→ **Request**: Set down the material below word for word, excluding the pictures.

→ **Source excerpt**:
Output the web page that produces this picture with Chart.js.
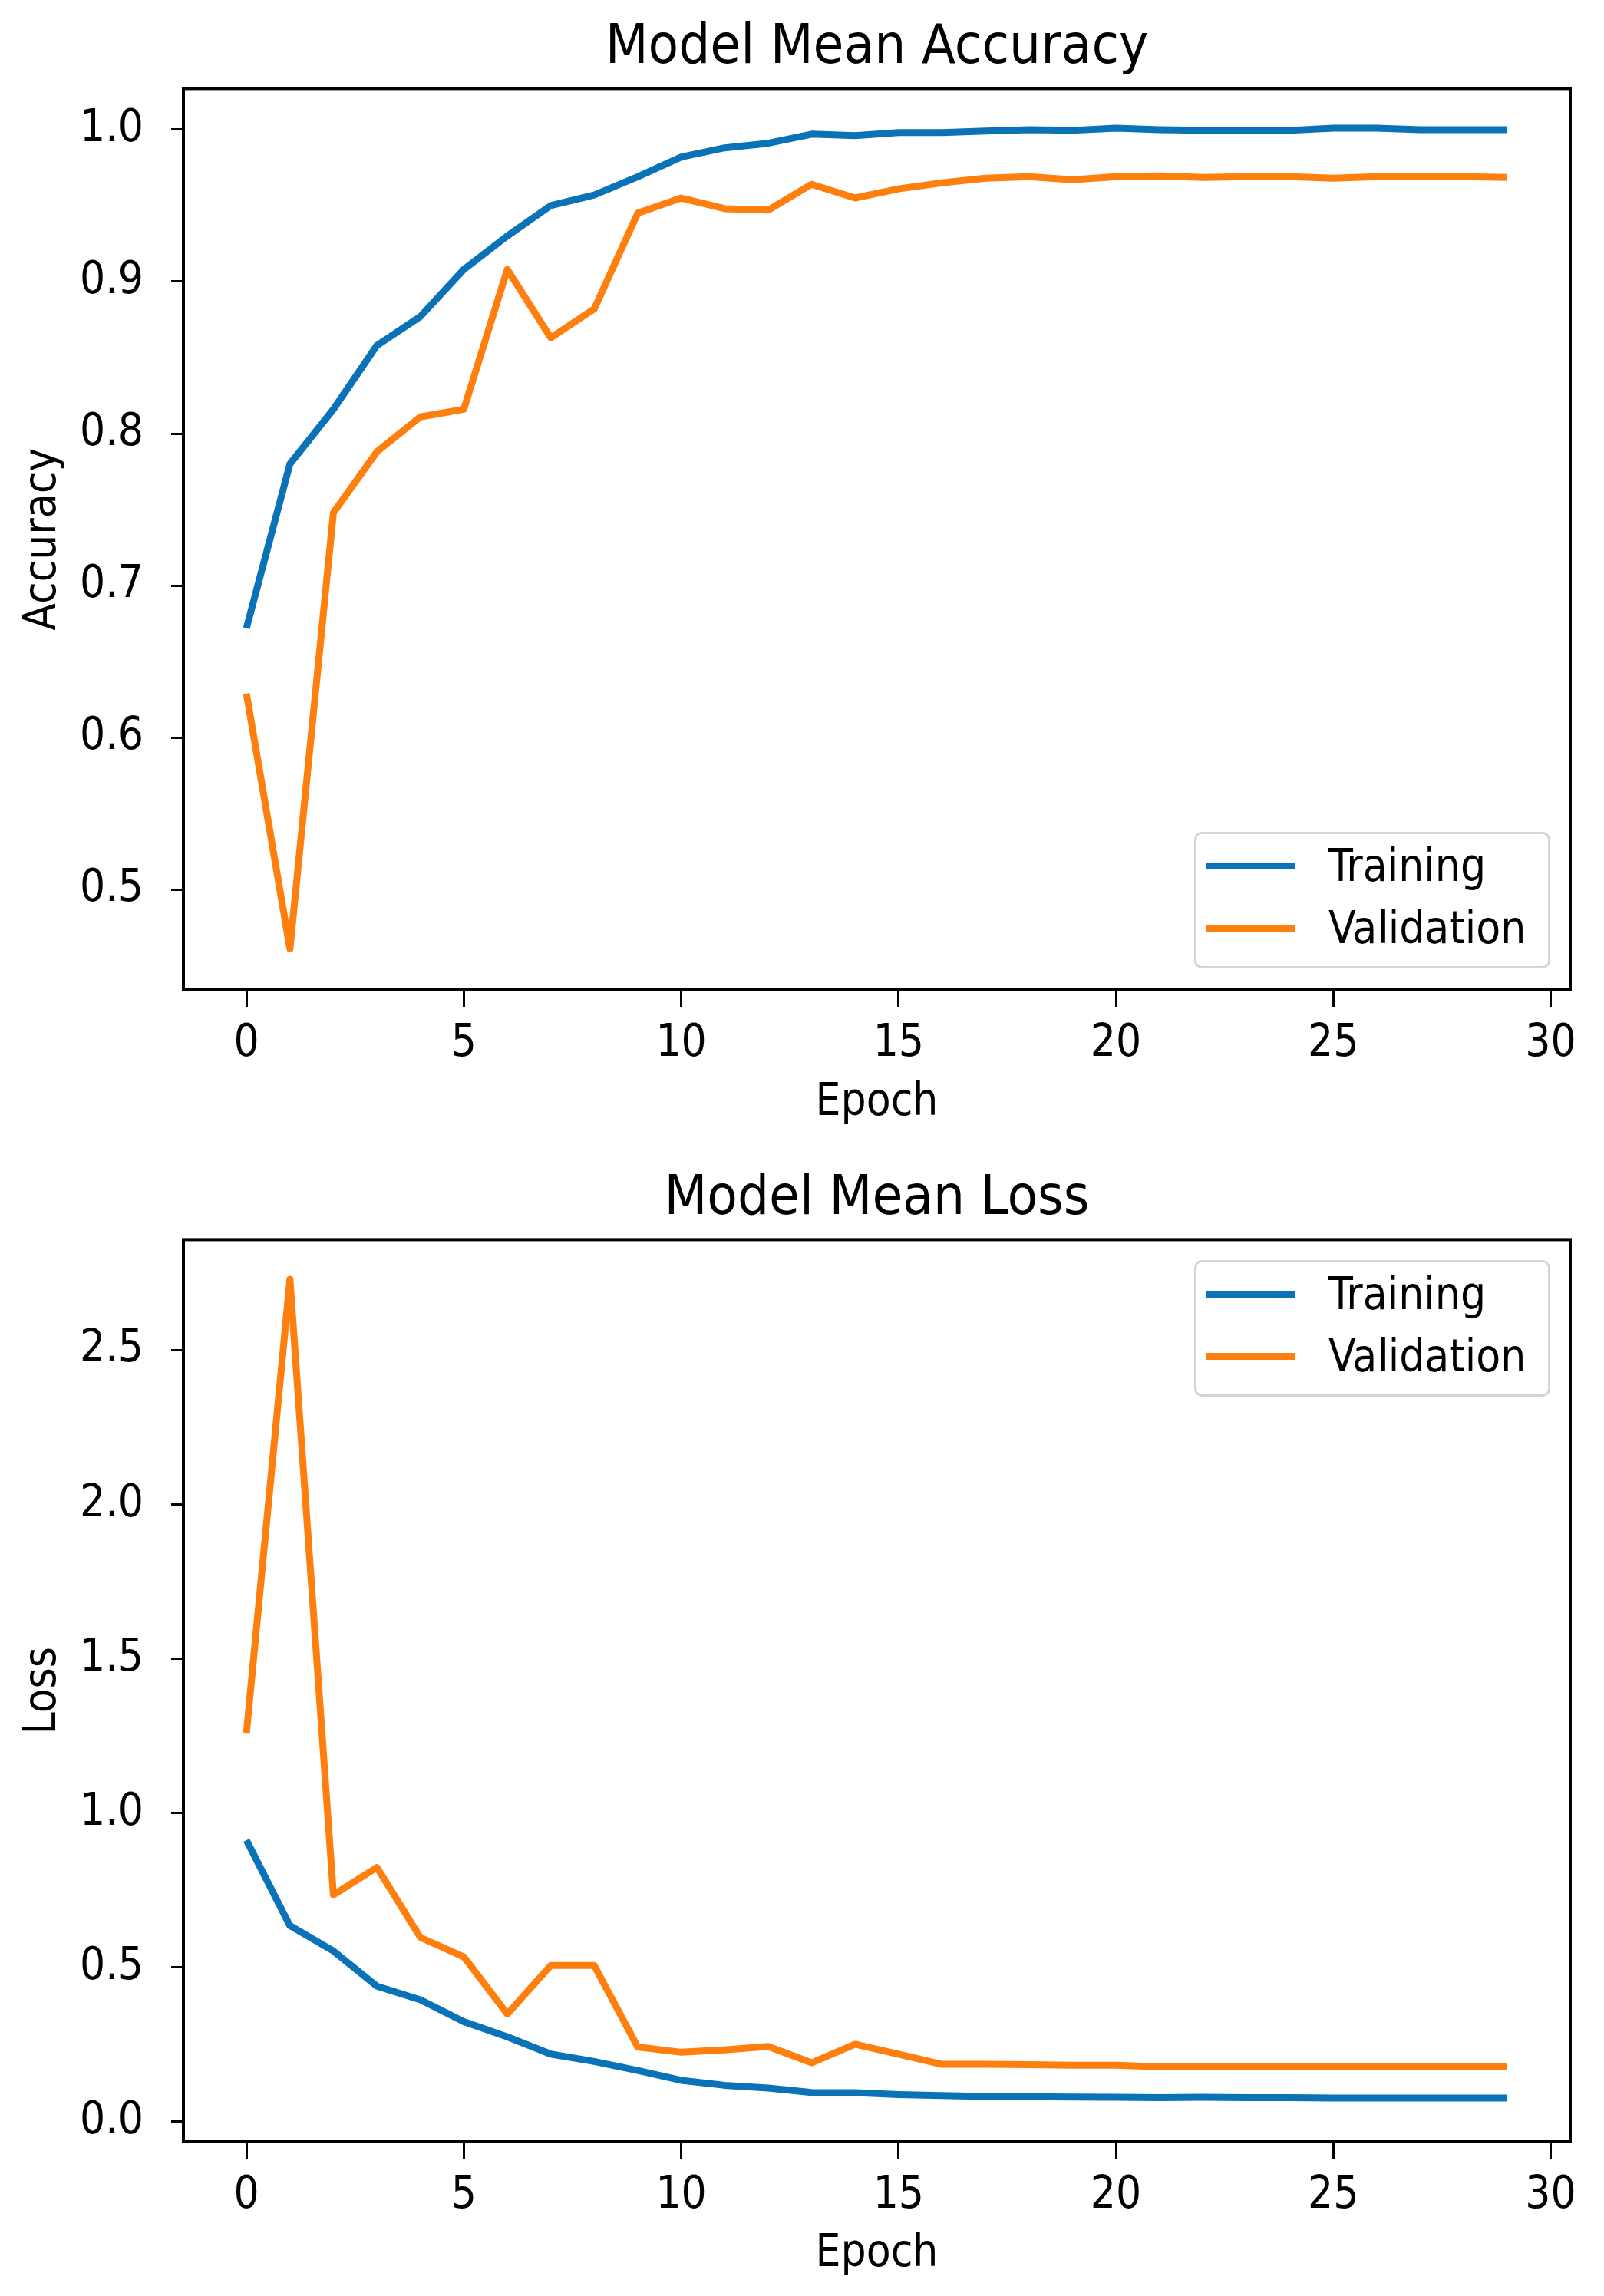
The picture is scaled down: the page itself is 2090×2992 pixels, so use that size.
<!DOCTYPE html>
<html>
<head>
<meta charset="utf-8">
<script src="https://cdn.jsdelivr.net/npm/chart.js@4.4.1/dist/chart.umd.min.js"></script>
<style>
  body { margin: 0; background: #fff; }
  .wrap { position: relative; width: 2090px; height: 2992px; }
  canvas { position: absolute; left: 0; }
  .legend {
    position: absolute;
    box-sizing: border-box;
    width: 464px;
    height: 178px;
    border: 3px solid #d4d4d4;
    border-radius: 10px;
    background: rgba(255, 255, 255, 0.85);
    font-family: 'DejaVu Sans Condensed', 'DejaVu Sans', sans-serif;
    font-size: 58px;
    color: #000;
  }
  .legend .row { position: absolute; left: 0; height: 70px; line-height: 70px; white-space: nowrap; }
  .legend .swatch { position: absolute; left: 12px; top: 31px; width: 116px; height: 9px; }
  .legend .label { position: absolute; left: 172px; top: 0; }
</style>
</head>
<body>
<div class="wrap">
  <canvas id="accChart" width="2090" height="1496" style="top:0"></canvas>
  <canvas id="lossChart" width="2090" height="1496" style="top:1496px"></canvas>
  <div id="accLegend" class="legend"></div>
  <div id="lossLegend" class="legend"></div>
</div>
<script>
const epochs = [0, 1, 2, 3, 4, 5, 6, 7, 8, 9, 10, 11, 12, 13, 14, 15, 16, 17, 18, 19, 20, 21, 22, 23, 24, 25, 26, 27, 28, 29];

const trainAcc = [0.672, 0.780, 0.816, 0.858, 0.877, 0.908, 0.930, 0.950, 0.957, 0.969,
                  0.982, 0.988, 0.991, 0.997, 0.996, 0.998, 0.998, 0.999, 1.000, 0.9995,
                  1.001, 1.000, 0.9995, 0.9995, 0.9995, 1.001, 1.001, 1.000, 1.000, 1.000];
const valAcc = [0.629, 0.461, 0.748, 0.788, 0.811, 0.816, 0.908, 0.863, 0.882, 0.945,
                0.955, 0.948, 0.947, 0.964, 0.955, 0.961, 0.965, 0.968, 0.969, 0.967,
                0.969, 0.9695, 0.9685, 0.969, 0.969, 0.968, 0.969, 0.969, 0.969, 0.9685];

const trainLoss = [0.912, 0.635, 0.553, 0.439, 0.395, 0.324, 0.275, 0.219, 0.195, 0.166,
                   0.134, 0.118, 0.109, 0.095, 0.094, 0.088, 0.085, 0.082, 0.081, 0.080,
                   0.079, 0.078, 0.079, 0.078, 0.078, 0.077, 0.077, 0.077, 0.077, 0.077];
const valLoss = [1.26, 2.73, 0.735, 0.824, 0.597, 0.534, 0.349, 0.506, 0.506, 0.242,
                 0.225, 0.233, 0.244, 0.191, 0.251, 0.219, 0.186, 0.186, 0.185, 0.183,
                 0.183, 0.178, 0.179, 0.180, 0.180, 0.180, 0.180, 0.180, 0.180, 0.180];

const epochTicks = [0, 5, 10, 15, 20, 25, 30];
const accTicks = [0.5, 0.6, 0.7, 0.8, 0.9, 1.0];
const lossTicks = [0.0, 0.5, 1.0, 1.5, 2.0, 2.5];

const BLUE = '#0a72b6';
const ORANGE = '#ff7f0e';
const FONT = "'DejaVu Sans Condensed', 'DejaVu Sans', sans-serif";

// draws the full black frame around the plot area
const frame = {
    id: 'frame',
    afterDraw(chart) {
        const {ctx, chartArea: a} = chart;
        ctx.save();
        ctx.strokeStyle = '#000';
        ctx.lineWidth = 4;
        ctx.strokeRect(a.left, a.top, a.right - a.left, a.bottom - a.top);
        ctx.restore();
    }
};

function pts(ys) {
    return epochs.map((e, i) => ({x: e, y: ys[i]}));
}

function makeChart(id, cfg) {
    const ctx = document.getElementById(id).getContext('2d');
    return new Chart(ctx, {
        type: 'line',
        data: {
            datasets: [{
                label: 'Training',
                data: pts(cfg.train),
                borderColor: BLUE,
                borderWidth: 9,
                pointRadius: 0,
                tension: 0,
                borderJoinStyle: 'round'
            }, {
                label: 'Validation',
                data: pts(cfg.val),
                borderColor: ORANGE,
                borderWidth: 9,
                pointRadius: 0,
                tension: 0,
                borderJoinStyle: 'round'
            }]
        },
        options: {
            responsive: false,
            animation: false,
            devicePixelRatio: 1,
            layout: { padding: { left: 0, right: 44, top: 0, bottom: 0 } },
            plugins: {
                legend: { display: false },
                tooltip: { enabled: false },
                title: {
                    display: true,
                    fullSize: false,
                    text: cfg.title,
                    color: '#000',
                    font: { family: FONT, size: 72, weight: 'normal', lineHeight: 1.2 },
                    padding: { top: cfg.titleTop, bottom: cfg.titleBottom }
                }
            },
            scales: {
                x: {
                    type: 'linear',
                    min: -1.45,
                    max: 30.45,
                    afterFit: s => { s.height = cfg.xHeight; },
                    afterBuildTicks: s => { s.ticks = epochTicks.map(v => ({value: v})); },
                    grid: { drawOnChartArea: false, drawTicks: true, tickLength: 22, tickWidth: 3, tickColor: '#000' },
                    border: { display: false },
                    ticks: { color: '#000', padding: 14, maxRotation: 0, font: { family: FONT, size: 58 } },
                    title: {
                        display: true,
                        text: 'Epoch',
                        color: '#000',
                        font: { family: FONT, size: 58, lineHeight: 1.2 },
                        padding: { top: 0, bottom: cfg.epochPad }
                    }
                },
                y: {
                    type: 'linear',
                    min: cfg.yMin,
                    max: cfg.yMax,
                    afterFit: s => { s.width = 239; },
                    afterBuildTicks: s => { s.ticks = cfg.yTicks.map(v => ({value: v})); },
                    grid: { drawOnChartArea: false, drawTicks: true, tickLength: 16, tickWidth: 3, tickColor: '#000' },
                    border: { display: false },
                    ticks: {
                        color: '#000',
                        padding: 36,
                        font: { family: FONT, size: 58 },
                        callback: v => v.toFixed(1)
                    },
                    title: {
                        display: true,
                        text: cfg.yLabel,
                        color: '#000',
                        font: { family: FONT, size: 58, lineHeight: 1.2 },
                        padding: { top: 22, bottom: 0 }
                    }
                }
            }
        },
        plugins: [frame]
    });
}

function buildLegend(chart, el, canvasTop, corner) {
    chart.data.datasets.forEach((ds, i) => {
        const row = document.createElement('div');
        row.className = 'row';
        row.style.top = (6 + i * 81) + 'px';
        row.innerHTML = `<span class="swatch" style="background:${ds.borderColor}"></span><span class="label">${ds.label}</span>`;
        el.appendChild(row);
    });
    const a = chart.chartArea;
    el.style.left = (a.right - 26 - 464) + 'px';
    if (corner === 'lower') {
        el.style.top = (canvasTop + a.bottom - 28 - 178) + 'px';
    } else {
        el.style.top = (canvasTop + a.top + 27) + 'px';
    }
}

const accChart = makeChart('accChart', {
    title: 'Model Mean Accuracy',
    yLabel: 'Accuracy',
    train: trainAcc,
    val: valAcc,
    yTicks: accTicks,
    yMin: 0.434,
    yMax: 1.027,
    titleTop: 20,
    titleBottom: 9,
    xHeight: 206,
    epochPad: 23
});

const lossChart = makeChart('lossChart', {
    title: 'Model Mean Loss',
    yLabel: 'Loss',
    train: trainLoss,
    val: valLoss,
    yTicks: lossTicks,
    yMin: -0.065,
    yMax: 2.858,
    titleTop: 24,
    titleBottom: 9,
    xHeight: 201,
    epochPad: 19
});

buildLegend(accChart, document.getElementById('accLegend'), 0, 'lower');
buildLegend(lossChart, document.getElementById('lossLegend'), 1496, 'upper');
</script>
</body>
</html>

→ **Exercise response**:
Output the web page that produces this picture with Chart.js.
The picture is scaled down: the page itself is 2090×2992 pixels, so use that size.
<!DOCTYPE html>
<html>
<head>
<meta charset="utf-8">
<script src="https://cdn.jsdelivr.net/npm/chart.js@4.4.1/dist/chart.umd.min.js"></script>
<style>
  body { margin: 0; background: #fff; }
  .wrap { position: relative; width: 2090px; height: 2992px; }
  canvas { position: absolute; left: 0; }
  .legend {
    position: absolute;
    box-sizing: border-box;
    width: 464px;
    height: 178px;
    border: 3px solid #d4d4d4;
    border-radius: 10px;
    background: rgba(255, 255, 255, 0.85);
    font-family: 'DejaVu Sans Condensed', 'DejaVu Sans', sans-serif;
    font-size: 58px;
    color: #000;
  }
  .legend .row { position: absolute; left: 0; height: 70px; line-height: 70px; white-space: nowrap; }
  .legend .swatch { position: absolute; left: 12px; top: 31px; width: 116px; height: 9px; }
  .legend .label { position: absolute; left: 172px; top: 0; }
</style>
</head>
<body>
<div class="wrap">
  <canvas id="accChart" width="2090" height="1496" style="top:0"></canvas>
  <canvas id="lossChart" width="2090" height="1496" style="top:1496px"></canvas>
  <div id="accLegend" class="legend"></div>
  <div id="lossLegend" class="legend"></div>
</div>
<script>
const epochs = [0, 1, 2, 3, 4, 5, 6, 7, 8, 9, 10, 11, 12, 13, 14, 15, 16, 17, 18, 19, 20, 21, 22, 23, 24, 25, 26, 27, 28, 29];

const trainAcc = [0.672, 0.780, 0.816, 0.858, 0.877, 0.908, 0.930, 0.950, 0.957, 0.969,
                  0.982, 0.988, 0.991, 0.997, 0.996, 0.998, 0.998, 0.999, 1.000, 0.9995,
                  1.001, 1.000, 0.9995, 0.9995, 0.9995, 1.001, 1.001, 1.000, 1.000, 1.000];
const valAcc = [0.629, 0.461, 0.748, 0.788, 0.811, 0.816, 0.908, 0.863, 0.882, 0.945,
                0.955, 0.948, 0.947, 0.964, 0.955, 0.961, 0.965, 0.968, 0.969, 0.967,
                0.969, 0.9695, 0.9685, 0.969, 0.969, 0.968, 0.969, 0.969, 0.969, 0.9685];

const trainLoss = [0.912, 0.635, 0.553, 0.439, 0.395, 0.324, 0.275, 0.219, 0.195, 0.166,
                   0.134, 0.118, 0.109, 0.095, 0.094, 0.088, 0.085, 0.082, 0.081, 0.080,
                   0.079, 0.078, 0.079, 0.078, 0.078, 0.077, 0.077, 0.077, 0.077, 0.077];
const valLoss = [1.26, 2.73, 0.735, 0.824, 0.597, 0.534, 0.349, 0.506, 0.506, 0.242,
                 0.225, 0.233, 0.244, 0.191, 0.251, 0.219, 0.186, 0.186, 0.185, 0.183,
                 0.183, 0.178, 0.179, 0.180, 0.180, 0.180, 0.180, 0.180, 0.180, 0.180];

const epochTicks = [0, 5, 10, 15, 20, 25, 30];
const accTicks = [0.5, 0.6, 0.7, 0.8, 0.9, 1.0];
const lossTicks = [0.0, 0.5, 1.0, 1.5, 2.0, 2.5];

const BLUE = '#0a72b6';
const ORANGE = '#ff7f0e';
const FONT = "'DejaVu Sans Condensed', 'DejaVu Sans', sans-serif";

// draws the full black frame around the plot area
const frame = {
    id: 'frame',
    afterDraw(chart) {
        const {ctx, chartArea: a} = chart;
        ctx.save();
        ctx.strokeStyle = '#000';
        ctx.lineWidth = 4;
        ctx.strokeRect(a.left, a.top, a.right - a.left, a.bottom - a.top);
        ctx.restore();
    }
};

function pts(ys) {
    return epochs.map((e, i) => ({x: e, y: ys[i]}));
}

function makeChart(id, cfg) {
    const ctx = document.getElementById(id).getContext('2d');
    return new Chart(ctx, {
        type: 'line',
        data: {
            datasets: [{
                label: 'Training',
                data: pts(cfg.train),
                borderColor: BLUE,
                borderWidth: 9,
                pointRadius: 0,
                tension: 0,
                borderJoinStyle: 'round'
            }, {
                label: 'Validation',
                data: pts(cfg.val),
                borderColor: ORANGE,
                borderWidth: 9,
                pointRadius: 0,
                tension: 0,
                borderJoinStyle: 'round'
            }]
        },
        options: {
            responsive: false,
            animation: false,
            devicePixelRatio: 1,
            layout: { padding: { left: 0, right: 44, top: 0, bottom: 0 } },
            plugins: {
                legend: { display: false },
                tooltip: { enabled: false },
                title: {
                    display: true,
                    fullSize: false,
                    text: cfg.title,
                    color: '#000',
                    font: { family: FONT, size: 72, weight: 'normal', lineHeight: 1.2 },
                    padding: { top: cfg.titleTop, bottom: cfg.titleBottom }
                }
            },
            scales: {
                x: {
                    type: 'linear',
                    min: -1.45,
                    max: 30.45,
                    afterFit: s => { s.height = cfg.xHeight; },
                    afterBuildTicks: s => { s.ticks = epochTicks.map(v => ({value: v})); },
                    grid: { drawOnChartArea: false, drawTicks: true, tickLength: 22, tickWidth: 3, tickColor: '#000' },
                    border: { display: false },
                    ticks: { color: '#000', padding: 14, maxRotation: 0, font: { family: FONT, size: 58 } },
                    title: {
                        display: true,
                        text: 'Epoch',
                        color: '#000',
                        font: { family: FONT, size: 58, lineHeight: 1.2 },
                        padding: { top: 0, bottom: cfg.epochPad }
                    }
                },
                y: {
                    type: 'linear',
                    min: cfg.yMin,
                    max: cfg.yMax,
                    afterFit: s => { s.width = 239; },
                    afterBuildTicks: s => { s.ticks = cfg.yTicks.map(v => ({value: v})); },
                    grid: { drawOnChartArea: false, drawTicks: true, tickLength: 16, tickWidth: 3, tickColor: '#000' },
                    border: { display: false },
                    ticks: {
                        color: '#000',
                        padding: 36,
                        font: { family: FONT, size: 58 },
                        callback: v => v.toFixed(1)
                    },
                    title: {
                        display: true,
                        text: cfg.yLabel,
                        color: '#000',
                        font: { family: FONT, size: 58, lineHeight: 1.2 },
                        padding: { top: 22, bottom: 0 }
                    }
                }
            }
        },
        plugins: [frame]
    });
}

function buildLegend(chart, el, canvasTop, corner) {
    chart.data.datasets.forEach((ds, i) => {
        const row = document.createElement('div');
        row.className = 'row';
        row.style.top = (6 + i * 81) + 'px';
        row.innerHTML = `<span class="swatch" style="background:${ds.borderColor}"></span><span class="label">${ds.label}</span>`;
        el.appendChild(row);
    });
    const a = chart.chartArea;
    el.style.left = (a.right - 26 - 464) + 'px';
    if (corner === 'lower') {
        el.style.top = (canvasTop + a.bottom - 28 - 178) + 'px';
    } else {
        el.style.top = (canvasTop + a.top + 27) + 'px';
    }
}

const accChart = makeChart('accChart', {
    title: 'Model Mean Accuracy',
    yLabel: 'Accuracy',
    train: trainAcc,
    val: valAcc,
    yTicks: accTicks,
    yMin: 0.434,
    yMax: 1.027,
    titleTop: 20,
    titleBottom: 9,
    xHeight: 206,
    epochPad: 23
});

const lossChart = makeChart('lossChart', {
    title: 'Model Mean Loss',
    yLabel: 'Loss',
    train: trainLoss,
    val: valLoss,
    yTicks: lossTicks,
    yMin: -0.065,
    yMax: 2.858,
    titleTop: 24,
    titleBottom: 9,
    xHeight: 201,
    epochPad: 19
});

buildLegend(accChart, document.getElementById('accLegend'), 0, 'lower');
buildLegend(lossChart, document.getElementById('lossLegend'), 1496, 'upper');
</script>
</body>
</html>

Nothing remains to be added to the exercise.